I watched a few videos on "fake components" from AliExpress.  It was interesting to see how economics works differently there.  I think it was Great Scott that found most of the "lower end" transistors over delivered while the high end ones under delivered.  I would see that it's cheaper to fake/clone/refurb one model in the middle of the range and just relabel it all the other numbers in the range.

[shapirus]

I watched a few videos on "fake components" from AliExpress.  It was interesting to see how economics works differently there.  I think it was Great Scott that found most of the "lower end" transistors over delivered while the high end ones under delivered.  I would see that it's cheaper to fake/clone/refurb one model in the middle of the range and just relabel it all the other numbers in the range.

Yes that's basically what they do.

These products are unsuitable if you need a specific genuine part (for which be prepared to pay accordingly), but very acceptable if you just need to get a handful of generic, cheap, but still quite decent, even if fake, parts for general purpose use.

[jasonRF]

Sometimes it frustrates me.  Why do people tolerate the idiosyncrasies of these components so much?  In software we just don't do that.  We get the smart people to wrap it in something that affords its design purpose.  Want a transistor to work as a switch, wrap it in an IC and make it work like a switch then.  Stop fucking around with all the devil in the detail for every single instance.  How did electronics get so far as it has?

Nobody is going to explain to a newbie how write a async FIFO buffer and teach the idiosyncrasies of the hardware access of that.  We give them a BufferedReader and a FileInputStream.  Why don't these abstractions already exist in electronics?  Why can't you buy a simplified "switch" component that actually behaves as a layman would expect?

You can buy a switch component - search your favorite supplier for switch ICs and there will be hundreds or thousands to choose from.   


jason

[shapirus]

You can buy a switch component - search your favorite supplier for switch ICs and there will be hundreds or thousands to choose from.   
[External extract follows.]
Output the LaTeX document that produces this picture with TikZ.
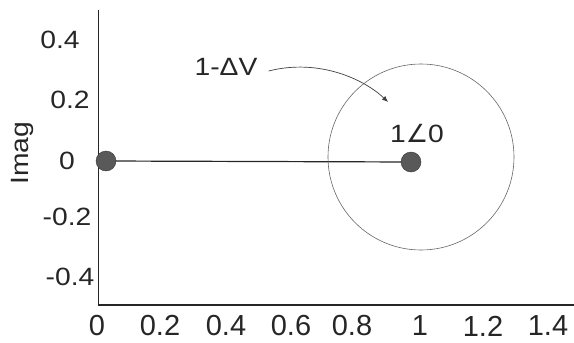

Yeah, in fact it's actually very much like software development: you can have things at any level of abstraction you want: from single transistors to ICs, modules and finished products.

[james_s]

if a 2N3904/3906 won't do what I need

...for example?

Ok, high voltage is clearly one of such cases. High frequencies may require specific parts also. But what else?

High voltage is one I've needed often, MPSA42 is my go-to. High current is another scenario, the 2N3904 is only good for 200mA max, it's not uncommon to want to control something that draws a bit more than that. Darlingtons, not used much these days but handy to have a few of. I also keep some N and P mosfets around. A box of scrap PCBs that you can harvest parts from as needed is something every hobbyist should have.

[james_s]

Sometimes it frustrates me.  Why do people tolerate the idiosyncrasies of these components so much?  In software we just don't do that.  We get the smart people to wrap it in something that affords its design purpose.  Want a transistor to work as a switch, wrap it in an IC and make it work like a switch then.  Stop fucking around with all the devil in the detail for every single instance.  How did electronics get so far as it has?

Nobody is going to explain to a newbie how write a async FIFO buffer and teach the idiosyncrasies of the hardware access of that.  We give them a BufferedReader and a FileInputStream.  Why don't these abstractions already exist in electronics?  Why can't you buy a simplified "switch" component that actually behaves as a layman would expect?

Rant... Like, for example.  If a "switch" says it will be ON at 3.1V volts, then it's "ON", like "ON" as in how your grandmother would describe it.  Not in some grey beard curved approximation covered by 6 test circuits and 14 equations "on" that depends on temperature and the colour of the capacitor beside it.  I mean WTF?  Why is that hard?

"But I want my transistor in the trans-conductance zone". 
"Fine, then it's not a switch.  Call it a variable resistor, define it's interface, make it work like a variable resistor, wrap it, sell it in it's millions."

I think I know the defacto reason.  Cost.  I even know the above "ideal" devices do exist and they do work.  Ideal diodes, ideal transistors, "digital" analogue switches, remote controlled variable resistors etc. etc.  It's just that they cost 10 times more money than doing the sums, doing the design and using basic passives/descrites.  It also helps maintain the "Ivory castles" protection which many/most industries surround themselves with as a moot or learning cliff.  (Software and IT do it too).  At least "we" all speak languages other than Latin!

EDIT: Sorry I think I cross linked my two threads here.  I've had my coffee now I'll be fine!

Because that's the way electronics work, it has always been like that, these components exist in the analog realm, you have to know what you're doing to work with them effectively, that's why there is occasionally debate on whether software engineers should be called engineers at all. Software is binary, somebody has already done all the hard work in the analog realm for you, the hardware is debugged and ready to go, it just works.

A switch just means a transistor is used to switch something, it's either on or off, two states, the voltage drop is not defined there, everything has voltage drop, even a mechanical switch. Those "ideal" ICs you mention have their own quirks and caveats, and they cost more because they took effort to design, test and market, and they are more specialized so less versatile than stuff like single transistors.

I think the only reason you find software easier is that you've already been through the learning process. Personally I find software hard, I can write code but I'm not very good at it, algorithms are the part I have the most trouble with. Building stuff with transistors is much easier for me, I understand how they work, they feel intuitive, I have a better sense of their limitations than I do with coding techniques. It's not anything to do with ivory castles, it's just a fact that engineering, whether software or hardware is complicated, there is a lot to know, it's the reason there are four year degree programs dedicated to one specific discipline of engineering.